Lower Bounds for Chain-of-Thought Reasoning in Hard-Attention Transformers
Alireza Amiri, Xinting Huang, Mark Rofin, Michael Hahn
TL;DR
This work establishes unconditional lower bounds on the length of chain-of-thought reasoning in hard-attention (UHAT) transformers across several algorithmic tasks, proving that CoTs must grow at least linearly with input size in many cases. Using random-restriction methods and a depth-reduction argument, the authors show that sublinear CoTs would force constant outputs on large input subsets, which is incompatible with parity-like functions.

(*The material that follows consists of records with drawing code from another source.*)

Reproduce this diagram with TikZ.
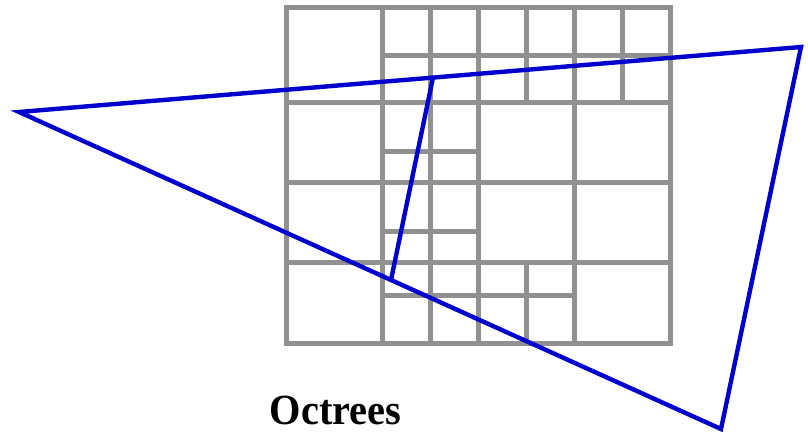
\documentclass[tikz,border=0pt]{standalone}
\usepackage{fontspec}
\setmainfont{Liberation Serif}
\definecolor{gridgray}{RGB}{145,145,145}
\definecolor{triblue}{RGB}{0,0,204}
\usetikzlibrary{positioning}

\begin{document}
\begin{tikzpicture}[x=1pt,y=-1pt,
    cellline/.style={draw=gridgray, line width=5pt, line cap=rect},
    triline/.style={draw=triblue, line width=4.4pt, line join=miter}]
  \useasboundingbox (0,0) rectangle (808,431);
  % coarse cells
  \draw[cellline] (286,7) rectangle (670,343);
  \foreach \x in {382,478,574} \draw[cellline] (\x,7) -- (\x,343);
  \foreach \y in {102,182,262} \draw[cellline] (286,\y) -- (670,\y);
  % refined cells
  \draw[cellline] (430,7) -- (430,343);
  \draw[cellline] (526,7) -- (526,102);
  \draw[cellline] (622,7) -- (622,102);
  \draw[cellline] (526,262) -- (526,343);
  \draw[cellline] (382,55) -- (670,55);
  \draw[cellline] (382,151) -- (478,151);
  \draw[cellline] (382,231) -- (478,231);
  \draw[cellline] (382,295) -- (574,295);
  % triangle
  \coordinate (left) at (19,112);
  \coordinate (right) at (801,47);
  \coordinate (bottom) at (721,429);
  \coordinate (upper) at (433,77.5);
  \coordinate (lower) at (391,280);
  \draw[triline] (left) -- (right) -- (bottom) -- cycle;
  \draw[triline] (upper) -- (lower);
  \node[anchor=base, xscale=0.94, inner sep=0pt, text depth=0pt,
        font=\fontsize{43}{50}\selectfont\bfseries] (title) at (335.5,424.5) {Octrees};
\end{tikzpicture}
\end{document}
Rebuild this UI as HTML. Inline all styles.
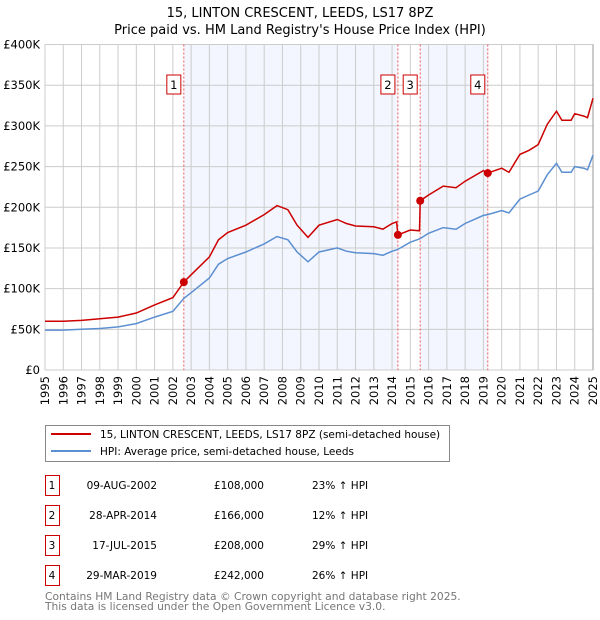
<!DOCTYPE html>
<html><head><meta charset="utf-8"><style>
body{margin:0;background:#fff;font-family:"DejaVu Sans","Liberation Sans",sans-serif;}
svg{display:block}
</style></head><body>
<svg id="c" width="600" height="620" xmlns="http://www.w3.org/2000/svg" font-family="DejaVu Sans, Liberation Sans, sans-serif">
<text x="300" y="17" text-anchor="middle" font-size="13">15, LINTON CRESCENT, LEEDS, LS17 8PZ</text>
<text x="300" y="34" text-anchor="middle" font-size="13">Price paid vs. HM Land Registry's House Price Index (HPI)</text>
<g id="plot"></g>
<g>
<rect x="45.5" y="425.5" width="404" height="36" fill="#fff" stroke="#888"/>
<line x1="51" y1="434" x2="91" y2="434" stroke="#cc0000" stroke-width="2"/>
<text x="100" y="438" font-size="10.5">15, LINTON CRESCENT, LEEDS, LS17 8PZ (semi-detached house)</text>
<line x1="51" y1="451" x2="91" y2="451" stroke="#5b8fd1" stroke-width="2"/>
<text x="100" y="455" font-size="10.5">HPI: Average price, semi-detached house, Leeds</text>
</g>
<g id="tbl"></g>
<text x="45" y="600" font-size="10.7" fill="#777">Contains HM Land Registry data © Crown copyright and database right 2025.</text>
<text x="45" y="610" font-size="10.7" fill="#777">This data is licensed under the Open Government Licence v3.0.</text>
</svg>
<script>
const hpiYears=[1995,1996,1997,1998,1999,2000,2001,2002,2002.6,2003,2004,2004.5,2005,2006,2007,2007.7,2008.3,2008.8,2009.4,2010,2011,2011.5,2012,2013,2013.5,2014,2014.3,2015,2015.5,2016,2016.8,2017.5,2018,2019,2019.24,2020,2020.4,2021,2021.5,2022,2022.5,2023,2023.3,2023.8,2024,2024.5,2024.7,2025];
const hpiValues=[49,49,50,51,53,57,65,72,88,95,113,130,137,145,155,164,160,145,133,145,150,146,144,143,141,146,148,157,161,168,175,173,180,190,191,196,193,210,215,220,240,254,243,243,250,248,246,264];
const priceYears=[1995,1996,1997,1998,1999,2000,2001,2002,2002.6,2003,2004,2004.5,2005,2006,2007,2007.7,2008.3,2008.8,2009.4,2010,2011,2011.5,2012,2013,2013.5,2014,2014.25,2014.32,2015,2015.5,2015.54,2016,2016.8,2017.5,2018,2019,2019.24,2020,2020.4,2021,2021.5,2022,2022.5,2023,2023.3,2023.8,2024,2024.5,2024.7,2025];
const priceValues=[60,60,61,63,65,70,80,89,108,117,139,160,169,178,191,202,197,178,163,178,185,180,177,176,173,180,182,166,172,171,208,215,226,224,232,245,242,248,243,265,270,277,302,318,307,307,315,312,310,334];
const saleLabels=["1","2","3","4"];
const saleYears=[2002.6,2014.32,2015.54,2019.24];
const saleValues=[108,166,208,242];
const saleDates=["09-AUG-2002","28-APR-2014","17-JUL-2015","29-MAR-2019"];
const salePrices=["£108,000","£166,000","£208,000","£242,000"];
const salePcts=["23% ↑ HPI","12% ↑ HPI","29% ↑ HPI","26% ↑ HPI"];
const yTicks=[0,50,100,150,200,250,300,350,400];
const yTickLabels=["£0","£50K","£100K","£150K","£200K","£250K","£300K","£350K","£400K"];
const xTicks=[1995,1996,1997,1998,1999,2000,2001,2002,2003,2004,2005,2006,2007,2008,2009,2010,2011,2012,2013,2014,2015,2016,2017,2018,2019,2020,2021,2022,2023,2024,2025];

const X0=45,X1=593,Y0=370,Y1=44.5;
const xs=y=>X0+(y-1995)/30*(X1-X0);
const ys=v=>Y0-v/400*(Y0-Y1);
const NS="http://www.w3.org/2000/svg";
const plot=document.getElementById('plot');
function mk(tag,attrs,parent){const e=document.createElementNS(NS,tag);for(const k in attrs)e.setAttribute(k,attrs[k]);(parent||plot).appendChild(e);return e;}

[[0,1],[2,3]].forEach(p=>{
 const r=mk('rect',{x:xs(saleYears[p[0]]),y:Y1,width:xs(saleYears[p[1]])-xs(saleYears[p[0]]),height:Y0-Y1,fill:'#f3f6fe'});
 
 
});
xTicks.forEach((t,i)=>{
 const l=mk('line',{x1:xs(t),x2:xs(t),y1:Y1,y2:Y0,stroke:'#cccccc','stroke-width':1});
 
 
 const tx=mk('text',{x:0,y:0,'font-size':11.5,'text-anchor':'end',transform:`translate(${xs(t)+4},${Y0+6}) rotate(-90)`});
 tx.textContent=t;
 
 
});
yTicks.forEach((t,i)=>{
 const l=mk('line',{x1:X0,x2:X1,y1:ys(t),y2:ys(t),stroke:'#cccccc','stroke-width':1});
 
 
 const tx=mk('text',{x:X0-5,y:ys(t)+4,'font-size':11.5,'text-anchor':'end'});
 tx.textContent=yTickLabels[i];
 
 
});
const rb=mk('line',{x1:X1,x2:X1,y1:Y1,y2:Y0,stroke:'#999','stroke-width':1});


saleYears.forEach((s,i)=>{
 const l=mk('line',{x1:xs(s),x2:xs(s),y1:Y1,y2:Y0,stroke:'#ee5555','stroke-width':1,'stroke-dasharray':'2,2'});
 
 
 const r=mk('rect',{x:xs(s)-17,y:75,width:14,height:19,fill:'#fff',stroke:'#cc0000'});
 
 
 const t=mk('text',{x:xs(s)-10,y:89,'font-size':11.5,'text-anchor':'middle'});
 t.textContent=saleLabels[i];
 
 
});
function path(xa,va){return xa.map((y,i)=>(i?'L':'M')+xs(y).toFixed(1)+','+ys(va[i]).toFixed(1)).join('');}
const hp=mk('path',{d:path(hpiYears,hpiValues),fill:'none',stroke:'#5b8fd1','stroke-width':1.5});


const pp=mk('path',{d:path(priceYears,priceValues),fill:'none',stroke:'#cc0000','stroke-width':1.5});


saleYears.forEach((s,i)=>{
 const c=mk('circle',{cx:xs(s),cy:ys(saleValues[i]),r:4,fill:'#cc0000'});
 
 
});
const tbl=document.getElementById('tbl');
saleLabels.forEach((l,i)=>{
 const y=475+i*30;
 const r=mk('rect',{x:45.5,y:y+0.5,width:14,height:20,fill:'#fff',stroke:'#cc0000'},tbl);
 
 
 const cells=[[52,'middle',l,'table-sale-number'],[157,'end',saleDates[i],'table-date'],[264,'end',salePrices[i],'table-price'],[312,'start',salePcts[i],'table-hpi-diff']];
 cells.forEach(c=>{
  const t=mk('text',{x:c[0],y:y+14,'font-size':10.5,'text-anchor':c[1]},tbl);
  t.textContent=c[2];
  
  
 });
});
</script>
</body></html>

They apply these generic bounds to concrete problems—Parity, Multiplication, Median, and Reachability—demonstrating Omega(N) or Omega(N log N) CoT requirements, and show these bounds are tight up to polylog factors; they also analyze the limitations of dot-by-dot CoTs. Complementing theory with experiments on synthetic transformers and pretrained LLMs, the paper argues that sublinear CoTs are unlikely to suffice for the investigated tasks, motivating tool use or architectural innovations for efficient reasoning. Overall, the results delineate the power and limits of CoT reasoning in transformers and quantify the inference-time compute necessary for robust algorithmic reasoning.
Abstract
Chain-of-thought reasoning and scratchpads have emerged as critical tools for enhancing the computational capabilities of transformers. While theoretical results show that polynomial-length scratchpads can extend transformers' expressivity from $TC^0$ to $PTIME$, their required length remains poorly understood. Empirical evidence even suggests that transformers need scratchpads even for many problems in $TC^0$, such as Parity or Multiplication, challenging optimistic bounds derived from circuit complexity. In this work, we initiate the study of systematic lower bounds for the number of chain-of-thought steps across different algorithmic problems, in the hard-attention regime. We study a variety of algorithmic problems, and provide bounds that are tight up to logarithmic factors. Overall, these results contribute to emerging understanding of the power and limitations of chain-of-thought reasoning.